Directions ▸ Check every line for the word "React" and give the number of lines where it occurs, nothing else.

Material provided ▸
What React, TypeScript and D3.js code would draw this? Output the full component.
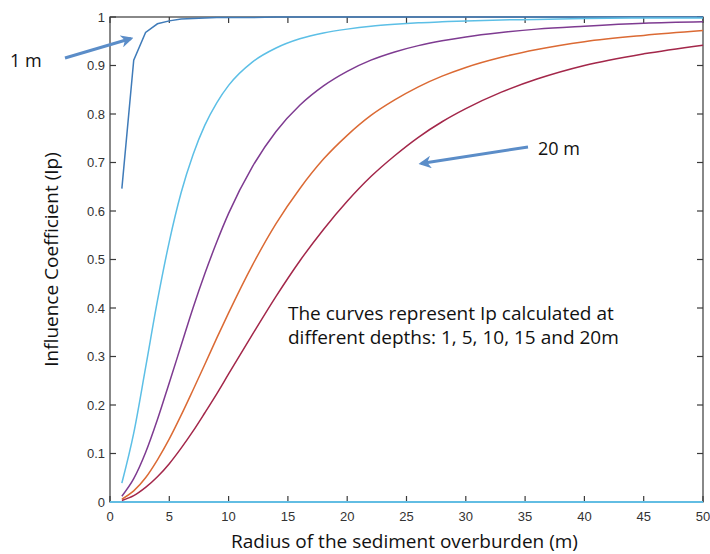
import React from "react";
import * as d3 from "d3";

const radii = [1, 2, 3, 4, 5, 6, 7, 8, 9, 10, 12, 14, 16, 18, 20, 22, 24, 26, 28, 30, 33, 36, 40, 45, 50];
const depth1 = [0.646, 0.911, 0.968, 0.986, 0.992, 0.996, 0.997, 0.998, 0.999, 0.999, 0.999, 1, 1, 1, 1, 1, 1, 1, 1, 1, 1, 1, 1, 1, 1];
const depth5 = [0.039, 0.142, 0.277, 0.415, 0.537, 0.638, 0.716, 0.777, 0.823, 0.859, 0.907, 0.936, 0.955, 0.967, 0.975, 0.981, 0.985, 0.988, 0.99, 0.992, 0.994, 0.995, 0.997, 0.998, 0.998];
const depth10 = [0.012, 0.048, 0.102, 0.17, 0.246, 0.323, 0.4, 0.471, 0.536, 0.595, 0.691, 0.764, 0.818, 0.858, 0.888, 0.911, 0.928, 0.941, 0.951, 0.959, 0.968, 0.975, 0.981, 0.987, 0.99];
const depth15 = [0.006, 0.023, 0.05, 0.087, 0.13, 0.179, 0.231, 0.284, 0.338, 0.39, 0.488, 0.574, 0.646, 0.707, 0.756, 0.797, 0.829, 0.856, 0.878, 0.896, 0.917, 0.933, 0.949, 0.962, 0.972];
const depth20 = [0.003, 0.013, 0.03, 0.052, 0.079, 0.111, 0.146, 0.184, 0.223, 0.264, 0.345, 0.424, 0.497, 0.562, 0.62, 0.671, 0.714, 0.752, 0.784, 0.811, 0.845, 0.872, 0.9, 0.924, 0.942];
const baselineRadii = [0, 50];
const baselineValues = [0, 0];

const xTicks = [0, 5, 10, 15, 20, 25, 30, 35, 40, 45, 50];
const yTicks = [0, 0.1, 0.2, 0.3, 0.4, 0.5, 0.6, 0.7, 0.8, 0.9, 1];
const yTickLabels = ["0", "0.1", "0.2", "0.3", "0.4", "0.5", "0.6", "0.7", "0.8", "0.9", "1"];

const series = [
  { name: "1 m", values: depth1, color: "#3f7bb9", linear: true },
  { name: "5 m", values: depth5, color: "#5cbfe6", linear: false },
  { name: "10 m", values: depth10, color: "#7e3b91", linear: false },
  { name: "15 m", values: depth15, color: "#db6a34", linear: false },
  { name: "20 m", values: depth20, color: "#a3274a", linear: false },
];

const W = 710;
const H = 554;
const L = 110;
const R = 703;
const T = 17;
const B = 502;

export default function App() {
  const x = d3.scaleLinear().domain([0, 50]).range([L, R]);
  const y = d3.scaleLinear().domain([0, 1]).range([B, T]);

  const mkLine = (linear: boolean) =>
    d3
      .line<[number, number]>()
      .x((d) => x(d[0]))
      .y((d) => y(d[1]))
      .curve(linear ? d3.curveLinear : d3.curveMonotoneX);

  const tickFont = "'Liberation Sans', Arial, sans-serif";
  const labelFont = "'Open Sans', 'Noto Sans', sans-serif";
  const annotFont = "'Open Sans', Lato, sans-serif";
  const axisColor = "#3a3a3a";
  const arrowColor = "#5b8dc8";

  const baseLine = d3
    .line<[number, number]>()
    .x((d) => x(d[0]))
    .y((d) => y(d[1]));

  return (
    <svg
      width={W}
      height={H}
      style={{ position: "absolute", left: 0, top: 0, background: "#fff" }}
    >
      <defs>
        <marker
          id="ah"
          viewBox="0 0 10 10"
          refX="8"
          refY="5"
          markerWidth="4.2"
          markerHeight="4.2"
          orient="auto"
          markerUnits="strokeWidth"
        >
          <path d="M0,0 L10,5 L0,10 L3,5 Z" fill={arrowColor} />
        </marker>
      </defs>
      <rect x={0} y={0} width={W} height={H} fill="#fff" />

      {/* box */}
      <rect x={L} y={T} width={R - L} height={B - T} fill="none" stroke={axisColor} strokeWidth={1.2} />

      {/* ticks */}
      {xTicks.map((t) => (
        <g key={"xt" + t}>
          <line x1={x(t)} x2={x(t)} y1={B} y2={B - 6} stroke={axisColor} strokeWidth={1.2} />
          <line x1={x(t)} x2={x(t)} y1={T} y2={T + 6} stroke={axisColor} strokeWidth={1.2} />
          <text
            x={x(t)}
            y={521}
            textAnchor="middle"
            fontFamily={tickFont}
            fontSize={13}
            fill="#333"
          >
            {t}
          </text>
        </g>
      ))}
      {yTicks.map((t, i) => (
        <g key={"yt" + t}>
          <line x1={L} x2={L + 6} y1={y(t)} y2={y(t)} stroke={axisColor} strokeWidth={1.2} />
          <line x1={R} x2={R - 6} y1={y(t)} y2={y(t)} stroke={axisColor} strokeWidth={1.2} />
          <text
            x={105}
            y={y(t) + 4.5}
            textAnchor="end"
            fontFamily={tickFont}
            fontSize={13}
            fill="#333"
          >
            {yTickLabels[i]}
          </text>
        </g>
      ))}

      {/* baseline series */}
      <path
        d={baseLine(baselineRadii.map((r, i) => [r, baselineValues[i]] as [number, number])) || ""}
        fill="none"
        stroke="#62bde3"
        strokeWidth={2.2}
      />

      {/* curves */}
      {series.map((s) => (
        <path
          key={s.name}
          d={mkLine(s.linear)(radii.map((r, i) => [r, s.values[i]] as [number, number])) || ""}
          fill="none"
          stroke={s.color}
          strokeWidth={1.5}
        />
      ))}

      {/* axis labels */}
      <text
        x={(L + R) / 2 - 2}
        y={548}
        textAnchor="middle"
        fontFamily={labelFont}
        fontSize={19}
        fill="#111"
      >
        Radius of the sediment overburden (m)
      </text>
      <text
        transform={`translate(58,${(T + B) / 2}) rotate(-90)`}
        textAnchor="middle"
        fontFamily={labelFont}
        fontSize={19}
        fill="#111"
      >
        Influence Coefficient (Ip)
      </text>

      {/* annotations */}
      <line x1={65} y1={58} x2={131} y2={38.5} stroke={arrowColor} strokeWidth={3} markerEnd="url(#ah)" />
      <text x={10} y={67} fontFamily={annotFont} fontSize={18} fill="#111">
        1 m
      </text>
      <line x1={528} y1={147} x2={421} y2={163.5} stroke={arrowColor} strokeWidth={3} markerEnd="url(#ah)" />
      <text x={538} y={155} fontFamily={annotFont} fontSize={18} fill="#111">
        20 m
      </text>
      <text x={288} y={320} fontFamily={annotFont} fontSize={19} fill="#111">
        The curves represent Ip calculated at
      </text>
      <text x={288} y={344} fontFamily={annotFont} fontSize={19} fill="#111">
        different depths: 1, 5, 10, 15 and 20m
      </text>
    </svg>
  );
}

Full solution ▸ 2